We also have our share of squirrel tragedies, of course. Some weeks, we seem to see more two-dimensional than -three-dimensional squirrels on the asphalt. And sitting out on our screened back deck, over which soar many tree limbs, we’ve seen what happens when one daredevil or another ever-so-slightly miscalculates a change in wind direction, a stirring of a branch, at just the wrong moment before leaping aboard the inter-tree mid-air express.
(A one-pound or less rodent may be a small animal. But when it drops to a wooden deck from thirty or forty feet up, I’ll tell ya: Wham! doesn’t do the sound justice. It always surprises us when they immediately jump to their feet, sort of shake their heads with little whubba-whubba-whubba cartoon movements, and scamper away.)
But Squirrel Appreciation Day is also, as it happens, a wonderful time to visit one of my favorite little back corners of the Intertubes, a treetop curated by the blogger (and long-time friend of RAMH) known as the Querulous Squirrel. Her current abode is only the most recent of several, but serves as an excellent place to get to know her if you don’t already. (Especially noteworthy, I think: she’s finally dropped her pseudonym, so we can find other places she frequents.)

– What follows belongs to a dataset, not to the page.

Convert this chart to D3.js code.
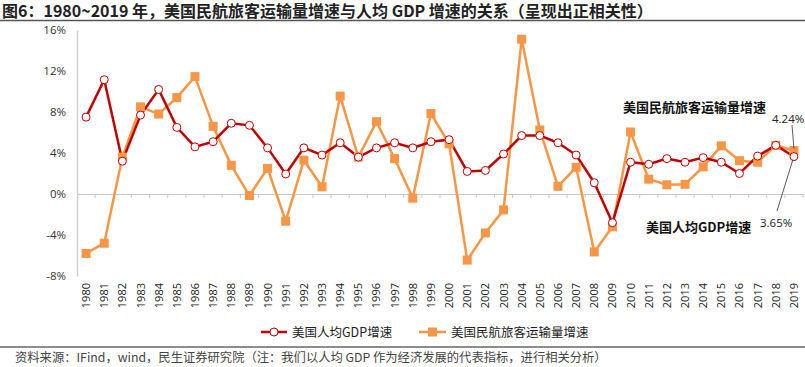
<!DOCTYPE html>
<html>
<head>
<meta charset="utf-8">
<script src="https://cdn.jsdelivr.net/npm/d3@7"></script>
<style>
  body { margin: 0; background: #fff; }
  svg { display: block; font-family: "Noto Sans CJK SC", "Noto Sans", sans-serif; }
</style>
</head>
<body>
<div class="wrapper"></div>
<script>
const years = d3.range(1980, 2020).map(String)
const gdpGrowth = [7.5, 11.15, 3.2, 7.7, 10.2, 6.5, 4.6, 5.1, 6.9, 6.7,
  4.5, 1.95, 4.5, 3.8, 5.0, 3.6, 4.5, 5.0, 4.5, 5.1,
  5.3, 2.2, 2.3, 3.9, 5.7, 5.7, 5.0, 3.8, 1.1, -2.8,
  3.1, 2.9, 3.45, 3.1, 3.55, 3.1, 2.0, 3.7, 4.75, 3.65]
const airGrowth = [-5.8, -4.8, 3.6, 8.5, 7.8, 9.4, 11.45, 6.6, 2.8, -0.15,
  2.5, -2.65, 3.3, 0.7, 9.55, 3.6, 7.05, 3.45, -0.4, 7.85,
  4.9, -6.45, -3.8, -1.55, 15.1, 6.25, 0.75, 2.6, -5.65, -3.2,
  6.05, 1.45, 0.9, 0.95, 2.65, 4.7, 3.25, 3.1, 4.75, 4.24]
const yTicks = [-8, -4, 0, 4, 8, 12, 16]
const seriesNames = ["美国人均GDP增速", "美国民航旅客运输量增速"]

const titleText = "图6：1980~2019 年，美国民航旅客运输量增速与人均 GDP 增速的关系（呈现出正相关性）"
const sourceText = "资料来源：IFind，wind，民生证券研究院（注：我们以人均 GDP 作为经济发展的代表指标，进行相关分析）"

const red = "#c00000"
const orange = "#f79646"

const dim = { width: 805, height: 367, left: 77, right: 803, top: 30, bottom: 276 }

const svg = d3.select('.wrapper').append('svg')
  .attr('width', dim.width)
  .attr('height', dim.height)

// title + rule
svg.append('text')
  .attr('x', 2).attr('y', 16.5)
  .attr('font-size', '16px').attr('font-weight', 'bold')
  .attr('fill', '#222')
  .text(titleText)
svg.append('line')
  .attr('x1', 0).attr('x2', dim.width).attr('y1', 20.5).attr('y2', 20.5)
  .attr('stroke', '#555').attr('stroke-width', 1.5)

const x = d3.scaleBand().domain(years).range([dim.left, dim.right])
const y = d3.scaleLinear().domain([-8, 16]).range([dim.bottom, dim.top])
const cx = d => x(d) + x.bandwidth() / 2

// y axis
const yAxis = svg.append('g')
  .attr('transform', `translate(${dim.left},0)`)
  .call(d3.axisLeft(y).tickValues(yTicks).tickSize(0).tickPadding(11).tickFormat(d => d + '%'))
yAxis.select('.domain').attr('stroke', '#d0d0d0').attr('stroke-width', 1.5)
yAxis.selectAll('text').attr('font-size', '11.5px').attr('fill', '#333')
  .attr('font-family', '"Open Sans", "Noto Sans", sans-serif')

// zero line with ticks
const xAxis = svg.append('g')
  .attr('transform', `translate(0,${y(0)})`)
  .call(d3.axisBottom(x).tickSize(0).tickFormat(''))
xAxis.select('.domain').attr('stroke', '#c8c8c8').attr('stroke-width', 1.2)
xAxis.selectAll('.tick').remove()
xAxis.selectAll('.sep')
  .data(years.slice(1).concat(['end']))
  .enter().append('line')
  .attr('x1', (d, i) => dim.left + (i + 1) * x.step())
  .attr('x2', (d, i) => dim.left + (i + 1) * x.step())
  .attr('y1', 0).attr('y2', 4)
  .attr('stroke', '#c8c8c8')

// year labels, rotated
svg.append('g').selectAll('text')
  .data(years)
  .enter().append('text')
  .attr('transform', d => `translate(${cx(d) + 4},283) rotate(-90)`)
  .attr('text-anchor', 'end')
  .attr('font-size', '11px')
  .attr('fill', '#222')
  .attr('font-family', '"Open Sans", "Noto Sans", sans-serif')
  .text(d => d)

// lines
const line = d3.line().x((d, i) => cx(years[i])).y(d => y(d))

svg.append('path').datum(airGrowth)
  .attr('d', line).attr('fill', 'none')
  .attr('stroke', orange).attr('stroke-width', 2.5)
svg.append('path').datum(gdpGrowth)
  .attr('d', line).attr('fill', 'none')
  .attr('stroke', red).attr('stroke-width', 2.5)

svg.append('g').selectAll('rect')
  .data(airGrowth)
  .enter().append('rect')
  .attr('x', (d, i) => cx(years[i]) - 4.5)
  .attr('y', d => y(d) - 4.5)
  .attr('width', 9).attr('height', 9)
  .attr('fill', orange)

svg.append('g').selectAll('circle')
  .data(gdpGrowth)
  .enter().append('circle')
  .attr('cx', (d, i) => cx(years[i]))
  .attr('cy', d => y(d))
  .attr('r', 4)
  .attr('fill', '#fff')
  .attr('stroke', red).attr('stroke-width', 1)

// annotations
const last = years.length - 1
svg.append('text')
  .attr('x', 623).attr('y', 112)
  .attr('font-size', '13px').attr('font-weight', 600).attr('fill', '#111')
  .text(seriesNames[1])
svg.append('text')
  .attr('x', 646).attr('y', 232)
  .attr('font-size', '13px').attr('font-weight', 600).attr('fill', '#111')
  .text(seriesNames[0])
svg.append('text')
  .attr('x', 772).attr('y', 123)
  .attr('font-size', '11.5px').attr('fill', '#222')
  .attr('font-family', '"Open Sans", "Noto Sans", sans-serif')
  .text(airGrowth[last].toFixed(2) + '%')
svg.append('text')
  .attr('x', 760).attr('y', 227)
  .attr('font-size', '11.5px').attr('fill', '#222')
  .attr('font-family', '"Open Sans", "Noto Sans", sans-serif')
  .text(gdpGrowth[last].toFixed(2) + '%')
svg.append('line')
  .attr('x1', 792).attr('y1', 125)
  .attr('x2', cx(years[last])).attr('y2', y(airGrowth[last]) - 2)
  .attr('stroke', '#333').attr('stroke-width', 0.8)
svg.append('line')
  .attr('x1', 777).attr('y1', 211)
  .attr('x2', cx(years[last]) - 1).attr('y2', y(gdpGrowth[last]) + 3)
  .attr('stroke', '#333').attr('stroke-width', 0.8)

// legend
const legend = svg.append('g').attr('transform', 'translate(0,332)')
const lg1 = legend.append('g').attr('transform', 'translate(261,0)')
lg1.append('line').attr('x1', 0).attr('x2', 26).attr('stroke', red).attr('stroke-width', 2.5)
lg1.append('circle').attr('cx', 13).attr('r', 4).attr('fill', '#fff').attr('stroke', red)
lg1.append('text').attr('x', 31).attr('y', 4.5).attr('font-size', '12.5px').attr('fill', '#222').text(seriesNames[0])
const lg2 = legend.append('g').attr('transform', 'translate(419,0)')
lg2.append('line').attr('x1', 0).attr('x2', 27).attr('stroke', orange).attr('stroke-width', 2.5)
lg2.append('rect').attr('x', 9).attr('y', -4.5).attr('width', 9).attr('height', 9).attr('fill', orange)
lg2.append('text').attr('x', 32).attr('y', 4.5).attr('font-size', '12.5px').attr('fill', '#222').text(seriesNames[1])

// source
svg.append('line')
  .attr('x1', 0).attr('x2', dim.width).attr('y1', 347).attr('y2', 347)
  .attr('stroke', '#666').attr('stroke-width', 1.5)
svg.append('text')
  .attr('x', 15).attr('y', 362)
  .attr('font-size', '12.3px').attr('fill', '#444')
  .text(sourceText)
</script>
</body>
</html>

The full title of her blog, at the moment, is Querulous Squirrel Daily Microfiction Quarterly. If you read all of that title and find yourself a little uncertain what to expect, consider some of the hints posted in the sidebar:
FICTIONEER’S LICENSE TO PRACTICE
All material covered under Massachusetts Poetic and Fictioneers’ License #007, a subsidiary of the Intergalactic Poetic and Fictioneers’ Union. May this license last for all of eternity, never to expire, like the New World of the Internet itself.
…
FICTION ONLY
These stories are all based on fictitious characters and situations and any resemblance to anyone’s life is purely coincidental. Facts can suddenly change with the stroke of a computer key. Do not believe anything you read here.
Without reading a single word of one of her posts, from the sidebar you can also learn that Squirrel is a Harvard-PhD psychotherapist (or perhaps it would help to think of her as a psychotherapist-in-transition, to the next phase of her calling). You can learn that she’s a committed left-winger, and unafraid to challenge those who merely pretend to that label. You can learn something of her, well, her idiosyncratic tastes (literature! the craft of writing! chickens, whales, and… Mothra?!?).
Some things which may not be obvious, however, until you start to prowl around the blog:
- She writes — a lot — sometimes three posts published in a day (although, granted, they’re short, and she may have actually written them over longer periods of time).
- She has had one hell of a year (and by that, I don’t mean she’ll look back on 2012 with great fondness).
- What she has to say about children and families — her own and others, along the entire spectrum, from horror to wonder — may just break your heart (whether she’s saying it through fiction or not).
- She has a sly wit, a fondness for goofy protagonists, and a penchant for writing (micro-)fictions whose last sentences you don’t want to ignore.
- She seems to be made of a peculiar sort of steel: fearsomely strong, yet also capable of cracking, shattering, and somehow — magically, magnetically, or otherwise — pulling the shards back together again.
Google Reader offers great convenience to people who want to follow many blogs, but it also imposes a tyranny on those who drop their guard: overlook it too long, by choice or not, and you will quickly find yourself immobilized by guilt at favorites you’re still not visiting often enough. So you go ahead and take advantage of Reader’s own interface, which lets you (usually) read entire posts without ever leaving the Google site. Thus, not only do you not interact with those bloggers, they don’t even know you’ve visited: the tyranny of cruel laziness.
Thus, for me to say I’ve been faithfully reading Squirrel’s various bloggish manifestations for over four years feels like a cheat. Oh, I have been reading them, all right. But maybe there’s no better day to revive the habit of visiting than on Squirrel Appreciation Day.
Some recent favorites, for one reason or another:
- Turning Tricks
- I Feel Your Pain
- The Suicide Seeker
- Attachment
- Placebo Low-Residency MFA
- Give Me a Break
- Perspective
- Forgiveness
- Ilonka’s Hagaddah
- The Seer
Thanks so much for continuing to write, Squirrel!
_____________________
* Not sure about that adjective. Should be something like that, anyhow.